=== WHAT THE EXERCISE ASKS ===
Please print exactly the lines below, from the start of the material up to and including the line with "facecolor='#b7b7b7', edgecolor='none', clip_on=False, zorder=1))", but none of the pictures.

Data extracted from a collection
--*--

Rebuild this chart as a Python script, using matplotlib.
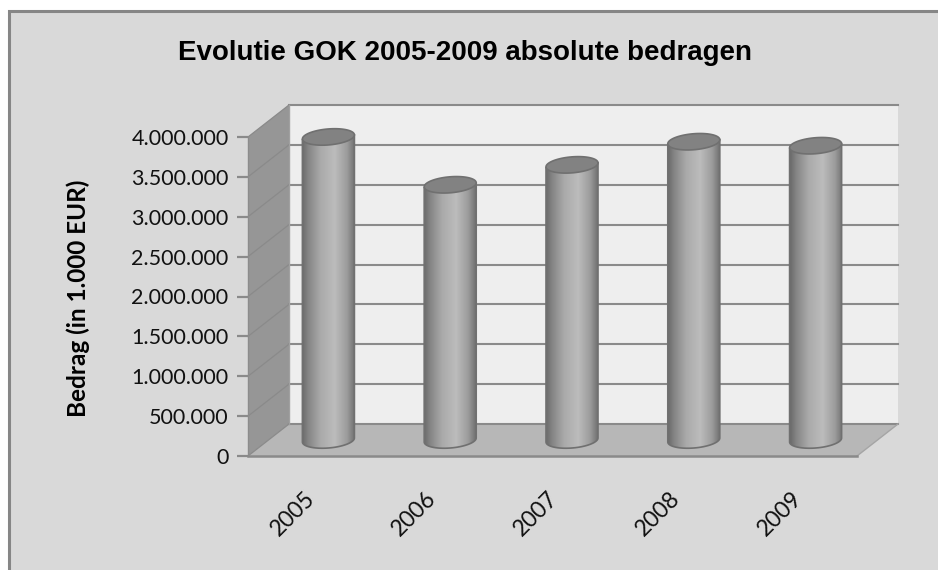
import matplotlib
matplotlib.use('Agg')
import matplotlib.pyplot as plt
import numpy as np
from matplotlib.patches import Polygon, PathPatch, Rectangle
from matplotlib.path import Path
from matplotlib.colors import LinearSegmentedColormap
from matplotlib.transforms import ScaledTranslation

years = ['2005', '2006', '2007', '2008', '2009']
values = [3800000, 3200000, 3450000, 3740000, 3690000]
yticks = [0, 500000, 1000000, 1500000, 2000000, 2500000, 3000000, 3500000, 4000000]
ylabels = ['0', '500.000', '1.000.000', '1.500.000', '2.000.000',
           '2.500.000', '3.000.000', '3.500.000', '4.000.000']

W, H = 938, 570
fig = plt.figure(figsize=(W / 100, H / 100), dpi=100, facecolor='white')

# chart frame, runs off the right and bottom of the image
fig.patches.append(Rectangle((9.3 / W, 1 - 600 / H), 960 / W, 589 / H, transform=fig.transFigure,
                             facecolor='#d9d9d9', edgecolor='#868686', lw=2.2, zorder=-1))

# front plane of the 3d box
left, right, bottom, top = 248, 857, 456, 137
ax = fig.add_axes([left / W, 1 - bottom / H, (right - left) / W, (bottom - top) / H])
ax.set_xlim(0, 5)
ax.set_ylim(0, 4000000)
ax.patch.set_visible(False)
for s in ax.spines.values():
    s.set_visible(False)

# depth of the box in data units
px_x = 5 / (right - left)
px_y = 4000000 / (bottom - top)
dx = 41 * px_x
dy = 32 * px_y
ymax = 4000000

# walls
ax.add_patch(Polygon([(dx, dy), (5 + dx, dy), (5 + dx, ymax + dy), (dx, ymax + dy)],
                     facecolor='#eeeeee', edgecolor='none', clip_on=False, zorder=1))
ax.add_patch(Polygon([(0, 0), (dx, dy), (dx, ymax + dy), (0, ymax)],
                     facecolor='#969696', edgecolor='none', clip_on=False, zorder=1))
ax.add_patch(Polygon([(0, 0), (5, 0), (5 + dx, dy), (dx, dy)],
                     facecolor='#b7b7b7', edgecolor='none', clip_on=False, zorder=1))

# gridlines
for t in yticks:
    ax.plot([dx, 5 + dx], [t + dy, t + dy], color='#8a8a8a', lw=1.5, clip_on=False, zorder=2)
    ax.plot([0, dx], [t, t + dy], color='#8a8a8a', lw=0.9, clip_on=False, zorder=2)
ax.plot([0, 0], [0, ymax], color='#8c8c8c', lw=1, clip_on=False, zorder=2)
ax.plot([dx, dx], [dy, ymax + dy], color='#a0a0a0', lw=1, clip_on=False, zorder=2)
ax.plot([0, 5], [0, 0], color='#8a8a8a', lw=1.8, clip_on=False, zorder=3)
ax.plot([5, 5 + dx], [0, dy], color='#a5a5a5', lw=1, clip_on=False, zorder=2)

# cylinders
cyl = LinearSegmentedColormap.from_list('cyl', [(0, '#6a6a6a'), (0.12, '#858585'), (0.35, '#aaaaaa'),
                                                (0.62, '#bcbcbc'), (0.85, '#9c9c9c'), (1, '#707070')])
grad = np.linspace(0, 1, 256).reshape(1, -1)
bw = 52 * px_x
eh = 16 * px_y
tilt_r = 2.0 * px_y
for i, v in enumerate(values):
    cx = i + 0.5 + dx / 2 - 1 * px_x
    y0 = dy / 2
    y1 = v + dy / 2
    x0, x1 = cx - bw / 2, cx + bw / 2
    # body outline: straight sides, curved bottom
    t = np.linspace(np.pi, 2 * np.pi, 40)
    bx = cx + bw / 2 * np.cos(t)
    by = y0 + eh / 2 * np.sin(t) + tilt_r * np.cos(t)
    verts = [(x0, y1 - tilt_r)] + list(zip(bx, by)) + [(x1, y1 + tilt_r), (x0, y1 - tilt_r)]
    body = PathPatch(Path(verts), facecolor='none', edgecolor='#707070', lw=1.2,
                     clip_on=False, zorder=5)
    im = ax.imshow(grad, cmap=cyl, extent=[x0, x1, y0 - eh, y1 + tilt_r], aspect='auto', zorder=4)
    ax.add_patch(body)
    im.set_clip_path(body)
    # top of the cylinder
    th = np.linspace(0, 2 * np.pi, 80)
    ex = cx + bw / 2 * np.cos(th)
    ey = y1 + eh / 2 * np.sin(th) + tilt_r * np.cos(th)
    ax.add_patch(Polygon(np.column_stack([ex, ey]), facecolor='#828282', edgecolor='#707070',
                         lw=1.2, clip_on=False, zorder=6))

ax.set_xlim(0, 5)
ax.set_ylim(0, 4000000)

ax.set_yticks(yticks)
ax.set_yticklabels(ylabels, fontsize=15.5, family='Lato', color='#111111')
ax.set_xticks([i + 0.5 for i in range(5)])
ax.set_xticklabels(years, fontsize=16.5, family='Lato', rotation=45, ha='right',
                   rotation_mode='anchor', color='#111111')
ax.tick_params(axis='y', length=8, width=1.6, color='#8a8a8a', pad=6)
ax.tick_params(axis='x', length=0, pad=23)
shift = ScaledTranslation(-5 / 100, 0, fig.dpi_scale_trans)
for lab in ax.get_xticklabels():
    lab.set_transform(lab.get_transform() + shift)

fig.text(465 / W, 1 - 53 / H, 'Evolutie GOK 2005-2009 absolute bedragen', fontsize=20,
         family='Liberation Sans', weight='bold', ha='center', va='center', color='black')
fig.text(78 / W, 1 - 298 / H, 'Bedrag (in 1.000 EUR)', fontsize=17.5, family='Lato', weight='bold',
         rotation=90, ha='center', va='center', color='black')

fig.savefig('out.png', dpi=100, facecolor='white')
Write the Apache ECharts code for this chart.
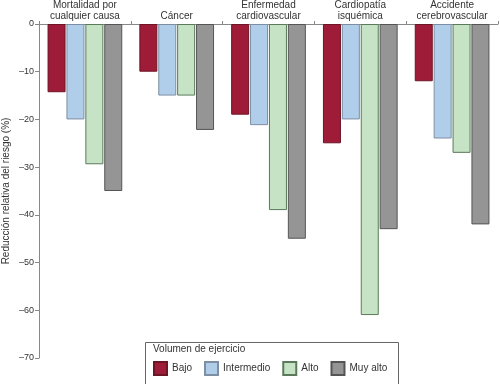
<!DOCTYPE html>
<html><head><meta charset="utf-8">
<script src="https://cdn.jsdelivr.net/npm/echarts@6/dist/echarts.min.js"></script>
<style>html,body{margin:0;padding:0;background:#fff}#c{width:500px;height:384px}</style>
</head><body><div id="c"></div>
<script>
const categories = ['Mortalidad por\ncualquier causa', 'Cáncer', 'Enfermedad\ncardiovascular', 'Cardiopatía\nisquémica', 'Accidente\ncerebrovascular'];
const seriesNames = ['Bajo', 'Intermedio', 'Alto', 'Muy alto'];
const bajo = [-14.3, -10, -19, -25, -12];
const intermedio = [-20, -15, -21.2, -20, -24];
const alto = [-29.4, -15, -39, -61, -27];
const muyAlto = [-35, -22.2, -45, -43, -42];
const yTicks = [0, -10, -20, -30, -40, -50, -60, -70];
const legendTitle = 'Volumen de ejercicio';
const yName = 'Reducción relativa del riesgo (%)';

const colors = ['#9e1c38', '#b0cdea', '#c6e4c5', '#959595'];
const borders = ['#6e1427', '#7e8fa3', '#5a7a5a', '#555555'];
const values = [bajo, intermedio, alto, muyAlto];
const font = 'Liberation Sans, Arial, sans-serif';

const chart = echarts.init(document.getElementById('c'));
chart.setOption({
  animation: false,
  textStyle: { fontFamily: font },
  grid: { left: 39, right: 2, top: 24, bottom: 26, containLabel: false, outerBoundsMode: 'none' },
  xAxis: {
    type: 'category', position: 'top', data: categories,
    axisLine: { lineStyle: { color: '#888', width: 1 } },
    axisTick: { show: true, length: 3, lineStyle: { color: '#888' } },
    axisLabel: { color: '#333', fontSize: 10, lineHeight: 11, margin: 2, interval: 0 }
  },
  yAxis: {
    type: 'value', min: -70, max: 0, interval: 10,
    name: yName, nameLocation: 'middle', nameGap: 28, nameMoveOverlap: false,
    nameTextStyle: { color: '#333', fontSize: 10 },
    axisLine: { show: true, lineStyle: { color: '#888' } },
    axisTick: { show: true, length: 4, lineStyle: { color: '#888' } },
    splitLine: { show: false },
    axisLabel: { color: '#333', fontSize: 9, margin: 5,
      formatter: v => (yTicks.includes(v) ? String(v).replace('-', '–') : '') }
  },
  legend: {
    data: seriesNames, left: 153, top: 361, padding: 0, itemWidth: 13, itemHeight: 13, itemGap: 12,
    icon: 'rect',
    textStyle: { color: '#333', fontSize: 10 }
  },
  graphic: [
    { type: 'rect', left: 143, top: 340, shape: { width: 253, height: 43 },
      style: { fill: 'none', stroke: '#666', lineWidth: 1 }, silent: true, z: -1 },
    { type: 'text', left: 153, top: 344, style: { text: legendTitle, fill: '#333', font: '10px ' + font } }
  ],
  series: seriesNames.map((n, i) => ({
    name: n, type: 'bar', data: values[i], barWidth: 18, barGap: '5%',
    itemStyle: { color: colors[i], borderColor: borders[i], borderWidth: 1 }
  }))
});
</script></body></html>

--*--

=== THE SOLUTION ===
Rebuild this chart as a Python script, using matplotlib.
import matplotlib
matplotlib.use('Agg')
import matplotlib.pyplot as plt
import numpy as np
from matplotlib.patches import Polygon, PathPatch, Rectangle
from matplotlib.path import Path
from matplotlib.colors import LinearSegmentedColormap
from matplotlib.transforms import ScaledTranslation

years = ['2005', '2006', '2007', '2008', '2009']
values = [3800000, 3200000, 3450000, 3740000, 3690000]
yticks = [0, 500000, 1000000, 1500000, 2000000, 2500000, 3000000, 3500000, 4000000]
ylabels = ['0', '500.000', '1.000.000', '1.500.000', '2.000.000',
           '2.500.000', '3.000.000', '3.500.000', '4.000.000']

W, H = 938, 570
fig = plt.figure(figsize=(W / 100, H / 100), dpi=100, facecolor='white')

# chart frame, runs off the right and bottom of the image
fig.patches.append(Rectangle((9.3 / W, 1 - 600 / H), 960 / W, 589 / H, transform=fig.transFigure,
                             facecolor='#d9d9d9', edgecolor='#868686', lw=2.2, zorder=-1))

# front plane of the 3d box
left, right, bottom, top = 248, 857, 456, 137
ax = fig.add_axes([left / W, 1 - bottom / H, (right - left) / W, (bottom - top) / H])
ax.set_xlim(0, 5)
ax.set_ylim(0, 4000000)
ax.patch.set_visible(False)
for s in ax.spines.values():
    s.set_visible(False)

# depth of the box in data units
px_x = 5 / (right - left)
px_y = 4000000 / (bottom - top)
dx = 41 * px_x
dy = 32 * px_y
ymax = 4000000

# walls
ax.add_patch(Polygon([(dx, dy), (5 + dx, dy), (5 + dx, ymax + dy), (dx, ymax + dy)],
                     facecolor='#eeeeee', edgecolor='none', clip_on=False, zorder=1))
ax.add_patch(Polygon([(0, 0), (dx, dy), (dx, ymax + dy), (0, ymax)],
                     facecolor='#969696', edgecolor='none', clip_on=False, zorder=1))
ax.add_patch(Polygon([(0, 0), (5, 0), (5 + dx, dy), (dx, dy)],
                     facecolor='#b7b7b7', edgecolor='none', clip_on=False, zorder=1))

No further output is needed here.